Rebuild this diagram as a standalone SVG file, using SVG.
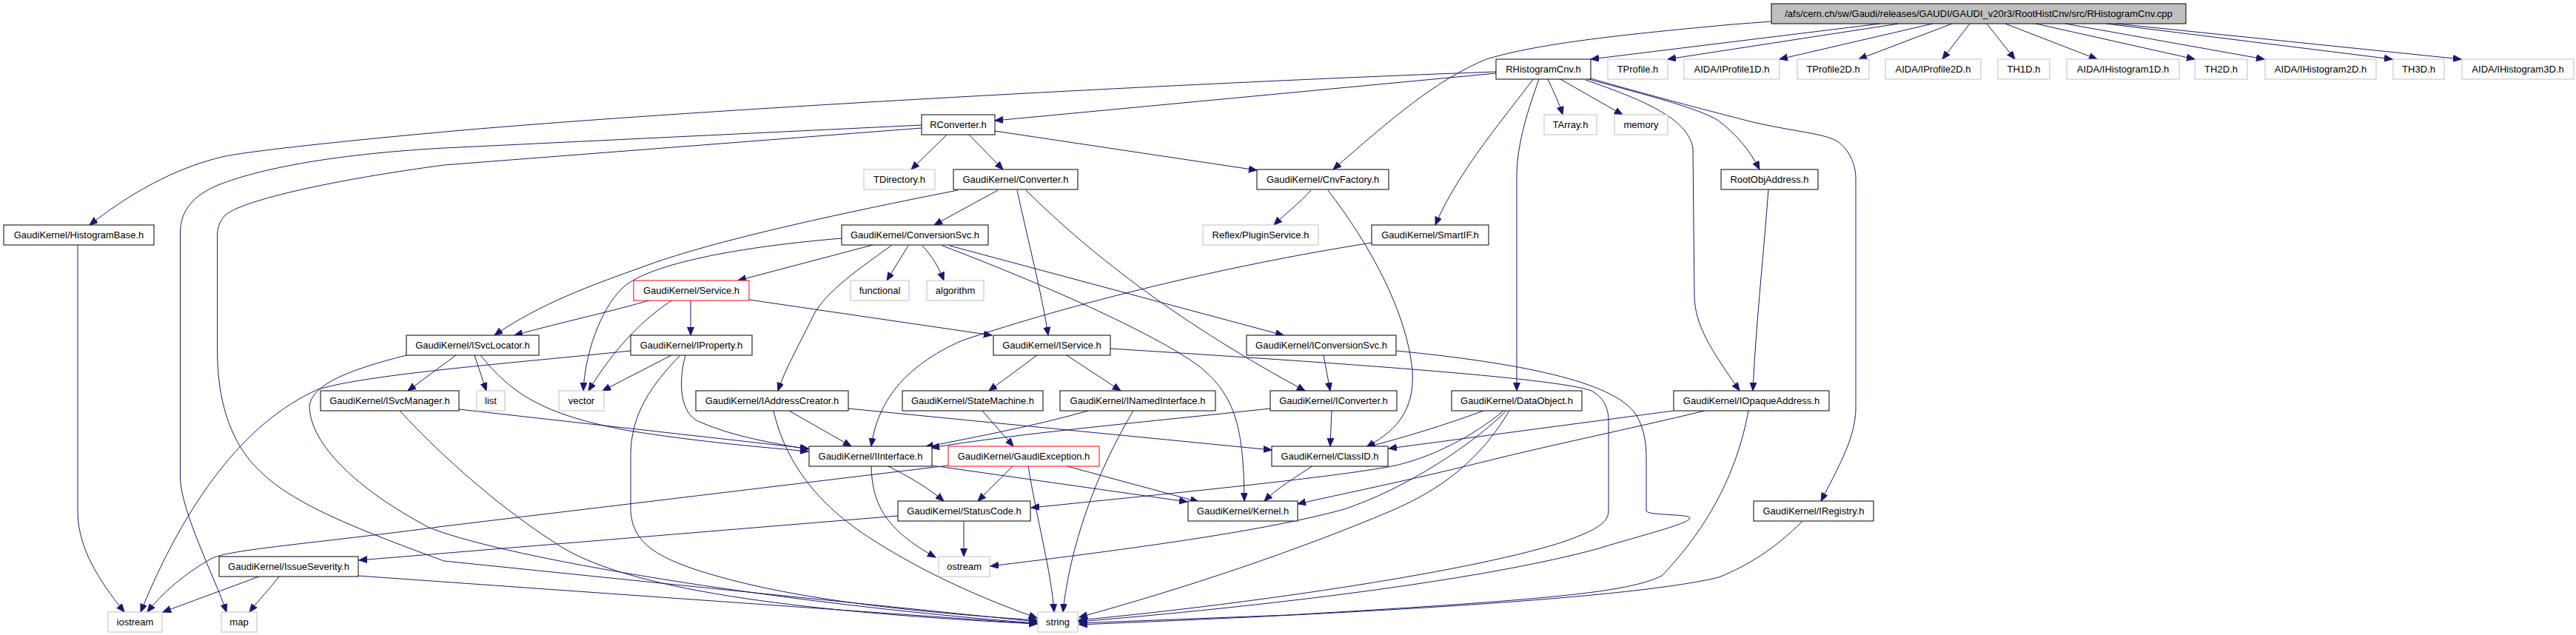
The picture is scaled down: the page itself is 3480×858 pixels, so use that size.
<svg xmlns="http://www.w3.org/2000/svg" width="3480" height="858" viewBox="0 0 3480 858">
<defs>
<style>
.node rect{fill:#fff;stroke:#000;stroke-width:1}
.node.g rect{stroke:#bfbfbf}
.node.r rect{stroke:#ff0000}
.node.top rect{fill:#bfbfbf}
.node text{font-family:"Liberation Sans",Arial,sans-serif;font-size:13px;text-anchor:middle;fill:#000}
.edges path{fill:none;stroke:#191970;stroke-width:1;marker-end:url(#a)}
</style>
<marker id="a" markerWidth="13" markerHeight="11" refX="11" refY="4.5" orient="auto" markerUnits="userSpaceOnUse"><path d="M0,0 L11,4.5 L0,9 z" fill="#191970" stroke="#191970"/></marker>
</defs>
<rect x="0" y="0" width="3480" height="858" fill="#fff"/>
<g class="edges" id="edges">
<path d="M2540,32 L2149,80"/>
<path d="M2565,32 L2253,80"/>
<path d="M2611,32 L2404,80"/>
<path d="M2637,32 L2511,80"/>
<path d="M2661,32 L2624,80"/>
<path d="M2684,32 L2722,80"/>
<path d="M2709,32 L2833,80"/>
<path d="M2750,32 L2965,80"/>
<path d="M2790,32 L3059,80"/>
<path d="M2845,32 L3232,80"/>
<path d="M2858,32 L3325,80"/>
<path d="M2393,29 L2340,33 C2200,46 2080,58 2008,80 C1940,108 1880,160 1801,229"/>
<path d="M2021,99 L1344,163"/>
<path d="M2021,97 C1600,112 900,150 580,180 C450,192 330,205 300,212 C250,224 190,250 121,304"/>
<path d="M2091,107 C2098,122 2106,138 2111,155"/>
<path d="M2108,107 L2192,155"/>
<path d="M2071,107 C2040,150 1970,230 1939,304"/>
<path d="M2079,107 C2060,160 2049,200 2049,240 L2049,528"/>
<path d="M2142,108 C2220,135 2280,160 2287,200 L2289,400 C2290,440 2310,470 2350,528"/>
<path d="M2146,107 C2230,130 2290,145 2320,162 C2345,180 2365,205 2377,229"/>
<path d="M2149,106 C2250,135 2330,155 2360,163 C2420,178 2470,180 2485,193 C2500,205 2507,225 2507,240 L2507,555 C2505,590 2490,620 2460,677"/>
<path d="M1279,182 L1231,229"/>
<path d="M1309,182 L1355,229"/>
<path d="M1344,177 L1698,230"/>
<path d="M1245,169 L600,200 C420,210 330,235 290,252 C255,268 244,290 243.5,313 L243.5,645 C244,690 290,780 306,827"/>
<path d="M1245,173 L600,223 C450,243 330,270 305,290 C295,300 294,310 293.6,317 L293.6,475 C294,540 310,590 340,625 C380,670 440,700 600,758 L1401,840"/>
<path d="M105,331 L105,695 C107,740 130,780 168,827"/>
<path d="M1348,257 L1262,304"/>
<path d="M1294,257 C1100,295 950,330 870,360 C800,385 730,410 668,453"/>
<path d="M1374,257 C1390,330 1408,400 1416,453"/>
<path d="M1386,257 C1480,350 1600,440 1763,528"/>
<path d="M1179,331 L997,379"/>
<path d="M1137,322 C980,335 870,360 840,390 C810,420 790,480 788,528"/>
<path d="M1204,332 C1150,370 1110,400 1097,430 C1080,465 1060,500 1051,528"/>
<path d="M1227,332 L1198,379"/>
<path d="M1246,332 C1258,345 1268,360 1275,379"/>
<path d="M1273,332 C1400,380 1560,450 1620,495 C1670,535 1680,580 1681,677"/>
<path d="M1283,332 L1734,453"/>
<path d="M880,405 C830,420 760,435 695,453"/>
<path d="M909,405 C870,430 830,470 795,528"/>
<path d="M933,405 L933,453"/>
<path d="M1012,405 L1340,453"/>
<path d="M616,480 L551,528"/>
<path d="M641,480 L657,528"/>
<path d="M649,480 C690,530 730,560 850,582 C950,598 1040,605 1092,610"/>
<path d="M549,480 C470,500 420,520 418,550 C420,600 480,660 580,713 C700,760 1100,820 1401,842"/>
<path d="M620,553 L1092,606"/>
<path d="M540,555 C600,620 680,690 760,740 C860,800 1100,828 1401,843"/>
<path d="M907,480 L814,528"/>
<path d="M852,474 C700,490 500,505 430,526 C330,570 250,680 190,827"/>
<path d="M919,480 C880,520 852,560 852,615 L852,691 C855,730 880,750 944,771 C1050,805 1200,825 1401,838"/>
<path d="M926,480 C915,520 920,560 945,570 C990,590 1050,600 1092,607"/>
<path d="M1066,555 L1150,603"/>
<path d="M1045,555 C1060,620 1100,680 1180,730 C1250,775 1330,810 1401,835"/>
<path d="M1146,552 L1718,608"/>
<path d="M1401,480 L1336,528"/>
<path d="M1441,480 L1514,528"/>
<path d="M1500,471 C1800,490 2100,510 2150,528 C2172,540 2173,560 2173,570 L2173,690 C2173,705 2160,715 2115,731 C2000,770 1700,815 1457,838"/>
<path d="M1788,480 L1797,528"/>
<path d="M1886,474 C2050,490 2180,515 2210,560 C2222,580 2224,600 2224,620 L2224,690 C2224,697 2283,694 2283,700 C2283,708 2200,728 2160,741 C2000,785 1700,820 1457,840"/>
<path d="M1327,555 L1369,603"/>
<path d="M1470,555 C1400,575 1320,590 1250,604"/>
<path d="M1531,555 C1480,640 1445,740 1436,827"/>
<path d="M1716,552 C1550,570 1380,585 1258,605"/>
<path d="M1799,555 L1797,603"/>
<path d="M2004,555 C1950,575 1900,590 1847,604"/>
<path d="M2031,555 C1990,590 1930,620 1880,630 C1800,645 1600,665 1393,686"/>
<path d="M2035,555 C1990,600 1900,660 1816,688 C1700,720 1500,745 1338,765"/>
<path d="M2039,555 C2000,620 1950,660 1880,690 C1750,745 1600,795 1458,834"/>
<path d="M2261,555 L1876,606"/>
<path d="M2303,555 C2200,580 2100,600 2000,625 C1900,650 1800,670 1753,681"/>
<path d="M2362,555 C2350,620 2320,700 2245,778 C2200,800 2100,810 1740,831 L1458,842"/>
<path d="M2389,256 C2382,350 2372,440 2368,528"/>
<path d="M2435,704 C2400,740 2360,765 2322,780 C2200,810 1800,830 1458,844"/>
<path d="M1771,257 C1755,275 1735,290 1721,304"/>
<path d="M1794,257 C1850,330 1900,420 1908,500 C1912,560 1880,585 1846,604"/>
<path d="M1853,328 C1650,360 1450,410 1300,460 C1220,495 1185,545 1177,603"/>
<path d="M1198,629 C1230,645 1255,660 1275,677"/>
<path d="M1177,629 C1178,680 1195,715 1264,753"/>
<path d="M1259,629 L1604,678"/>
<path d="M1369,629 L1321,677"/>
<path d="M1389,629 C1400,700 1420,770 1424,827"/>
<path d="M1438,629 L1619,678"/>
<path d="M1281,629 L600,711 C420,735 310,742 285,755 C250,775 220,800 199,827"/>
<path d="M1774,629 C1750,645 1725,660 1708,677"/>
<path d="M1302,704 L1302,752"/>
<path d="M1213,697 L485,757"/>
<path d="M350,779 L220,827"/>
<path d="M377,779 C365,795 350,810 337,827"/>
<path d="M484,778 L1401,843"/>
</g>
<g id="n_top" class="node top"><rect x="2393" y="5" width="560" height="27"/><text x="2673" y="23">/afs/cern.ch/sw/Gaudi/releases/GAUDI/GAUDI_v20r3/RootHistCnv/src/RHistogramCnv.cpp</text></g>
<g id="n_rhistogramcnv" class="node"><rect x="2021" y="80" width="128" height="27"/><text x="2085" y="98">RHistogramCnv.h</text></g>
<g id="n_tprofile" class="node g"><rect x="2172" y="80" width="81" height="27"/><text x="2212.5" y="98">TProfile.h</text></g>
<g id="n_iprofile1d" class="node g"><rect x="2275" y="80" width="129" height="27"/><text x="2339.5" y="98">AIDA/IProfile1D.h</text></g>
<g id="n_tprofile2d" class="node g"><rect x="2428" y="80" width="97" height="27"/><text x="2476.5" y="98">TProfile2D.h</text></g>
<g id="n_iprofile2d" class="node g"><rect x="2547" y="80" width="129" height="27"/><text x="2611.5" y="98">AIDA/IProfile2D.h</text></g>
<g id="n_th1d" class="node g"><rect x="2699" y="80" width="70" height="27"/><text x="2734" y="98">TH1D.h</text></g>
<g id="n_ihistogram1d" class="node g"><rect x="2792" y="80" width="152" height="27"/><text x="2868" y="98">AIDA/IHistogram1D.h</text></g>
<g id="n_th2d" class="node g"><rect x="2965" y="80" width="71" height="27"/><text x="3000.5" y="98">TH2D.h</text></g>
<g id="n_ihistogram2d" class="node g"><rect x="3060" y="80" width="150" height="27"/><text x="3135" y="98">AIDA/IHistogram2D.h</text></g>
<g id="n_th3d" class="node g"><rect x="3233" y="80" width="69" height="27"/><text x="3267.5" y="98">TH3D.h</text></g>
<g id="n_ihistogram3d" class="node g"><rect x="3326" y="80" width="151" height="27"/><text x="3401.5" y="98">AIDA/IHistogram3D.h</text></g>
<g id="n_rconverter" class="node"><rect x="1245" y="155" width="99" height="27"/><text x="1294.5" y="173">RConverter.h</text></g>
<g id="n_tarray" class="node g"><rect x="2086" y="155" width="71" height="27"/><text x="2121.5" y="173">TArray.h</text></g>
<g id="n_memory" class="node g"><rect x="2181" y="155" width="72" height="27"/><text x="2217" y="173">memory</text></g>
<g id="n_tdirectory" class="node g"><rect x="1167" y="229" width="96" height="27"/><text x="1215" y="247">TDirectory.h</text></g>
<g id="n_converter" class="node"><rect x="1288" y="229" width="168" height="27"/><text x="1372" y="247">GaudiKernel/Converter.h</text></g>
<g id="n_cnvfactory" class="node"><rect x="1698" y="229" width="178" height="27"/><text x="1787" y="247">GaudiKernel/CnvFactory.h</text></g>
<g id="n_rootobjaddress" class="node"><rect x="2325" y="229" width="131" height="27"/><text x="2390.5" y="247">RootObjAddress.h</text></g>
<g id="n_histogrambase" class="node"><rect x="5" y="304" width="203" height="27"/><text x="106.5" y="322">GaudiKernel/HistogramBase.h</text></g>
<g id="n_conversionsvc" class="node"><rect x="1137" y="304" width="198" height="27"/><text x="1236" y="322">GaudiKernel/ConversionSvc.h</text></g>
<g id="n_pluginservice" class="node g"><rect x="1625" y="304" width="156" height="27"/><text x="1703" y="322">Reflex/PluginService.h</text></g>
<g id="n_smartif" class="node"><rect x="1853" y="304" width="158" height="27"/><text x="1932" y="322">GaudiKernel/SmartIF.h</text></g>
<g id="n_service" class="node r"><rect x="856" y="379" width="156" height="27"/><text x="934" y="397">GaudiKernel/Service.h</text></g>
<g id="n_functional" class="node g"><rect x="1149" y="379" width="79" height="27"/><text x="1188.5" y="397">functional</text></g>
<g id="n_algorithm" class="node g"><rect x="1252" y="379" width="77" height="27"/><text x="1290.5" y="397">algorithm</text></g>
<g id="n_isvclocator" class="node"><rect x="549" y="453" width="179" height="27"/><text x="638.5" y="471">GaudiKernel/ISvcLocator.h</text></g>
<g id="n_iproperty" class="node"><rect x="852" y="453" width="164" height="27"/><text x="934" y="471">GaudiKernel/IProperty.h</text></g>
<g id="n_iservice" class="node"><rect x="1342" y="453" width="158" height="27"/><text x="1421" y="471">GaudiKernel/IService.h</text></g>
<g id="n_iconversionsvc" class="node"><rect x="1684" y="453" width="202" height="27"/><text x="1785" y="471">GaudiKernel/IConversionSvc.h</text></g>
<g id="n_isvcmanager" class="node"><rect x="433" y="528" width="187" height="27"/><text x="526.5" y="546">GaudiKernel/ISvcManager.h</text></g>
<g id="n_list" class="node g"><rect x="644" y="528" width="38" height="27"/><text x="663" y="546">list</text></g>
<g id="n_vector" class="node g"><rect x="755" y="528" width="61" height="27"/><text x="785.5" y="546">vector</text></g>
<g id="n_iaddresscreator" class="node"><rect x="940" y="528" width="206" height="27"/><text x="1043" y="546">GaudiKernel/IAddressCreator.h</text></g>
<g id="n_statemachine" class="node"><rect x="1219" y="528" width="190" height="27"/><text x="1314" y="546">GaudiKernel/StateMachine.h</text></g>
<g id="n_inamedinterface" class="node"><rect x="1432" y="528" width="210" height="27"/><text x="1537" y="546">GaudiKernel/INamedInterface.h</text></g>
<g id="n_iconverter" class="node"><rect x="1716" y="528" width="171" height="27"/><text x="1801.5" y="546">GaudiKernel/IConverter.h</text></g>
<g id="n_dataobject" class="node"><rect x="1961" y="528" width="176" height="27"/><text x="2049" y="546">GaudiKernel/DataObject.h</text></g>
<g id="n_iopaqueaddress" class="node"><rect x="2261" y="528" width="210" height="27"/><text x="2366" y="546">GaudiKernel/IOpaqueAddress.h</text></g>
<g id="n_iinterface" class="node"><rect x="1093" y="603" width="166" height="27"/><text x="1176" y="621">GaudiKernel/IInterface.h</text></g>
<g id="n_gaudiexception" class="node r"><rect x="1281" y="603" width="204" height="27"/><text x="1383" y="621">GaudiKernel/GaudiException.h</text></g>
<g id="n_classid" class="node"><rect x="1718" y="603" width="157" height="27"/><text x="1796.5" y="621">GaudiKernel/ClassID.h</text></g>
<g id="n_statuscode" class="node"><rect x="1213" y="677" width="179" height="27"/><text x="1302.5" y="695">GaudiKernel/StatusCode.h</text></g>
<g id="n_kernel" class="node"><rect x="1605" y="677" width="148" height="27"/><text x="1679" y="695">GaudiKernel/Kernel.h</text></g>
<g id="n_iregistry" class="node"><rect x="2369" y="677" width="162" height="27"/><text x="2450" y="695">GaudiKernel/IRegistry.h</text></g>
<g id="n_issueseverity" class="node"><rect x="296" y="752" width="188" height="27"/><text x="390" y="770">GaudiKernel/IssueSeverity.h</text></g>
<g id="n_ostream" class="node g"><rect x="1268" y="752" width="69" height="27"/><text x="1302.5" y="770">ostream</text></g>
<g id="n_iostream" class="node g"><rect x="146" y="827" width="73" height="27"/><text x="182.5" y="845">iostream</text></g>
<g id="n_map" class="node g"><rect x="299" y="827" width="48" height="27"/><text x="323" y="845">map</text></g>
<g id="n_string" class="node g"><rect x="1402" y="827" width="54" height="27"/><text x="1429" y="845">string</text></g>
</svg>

> [Task description]:
Make a copy of each line that contains the string "size".

> [Written answer]:
The picture is scaled down: the page itself is 3480×858 pixels, so use that size.
.node text{font-family:"Liberation Sans",Arial,sans-serif;font-size:13px;text-anchor:middle;fill:#000}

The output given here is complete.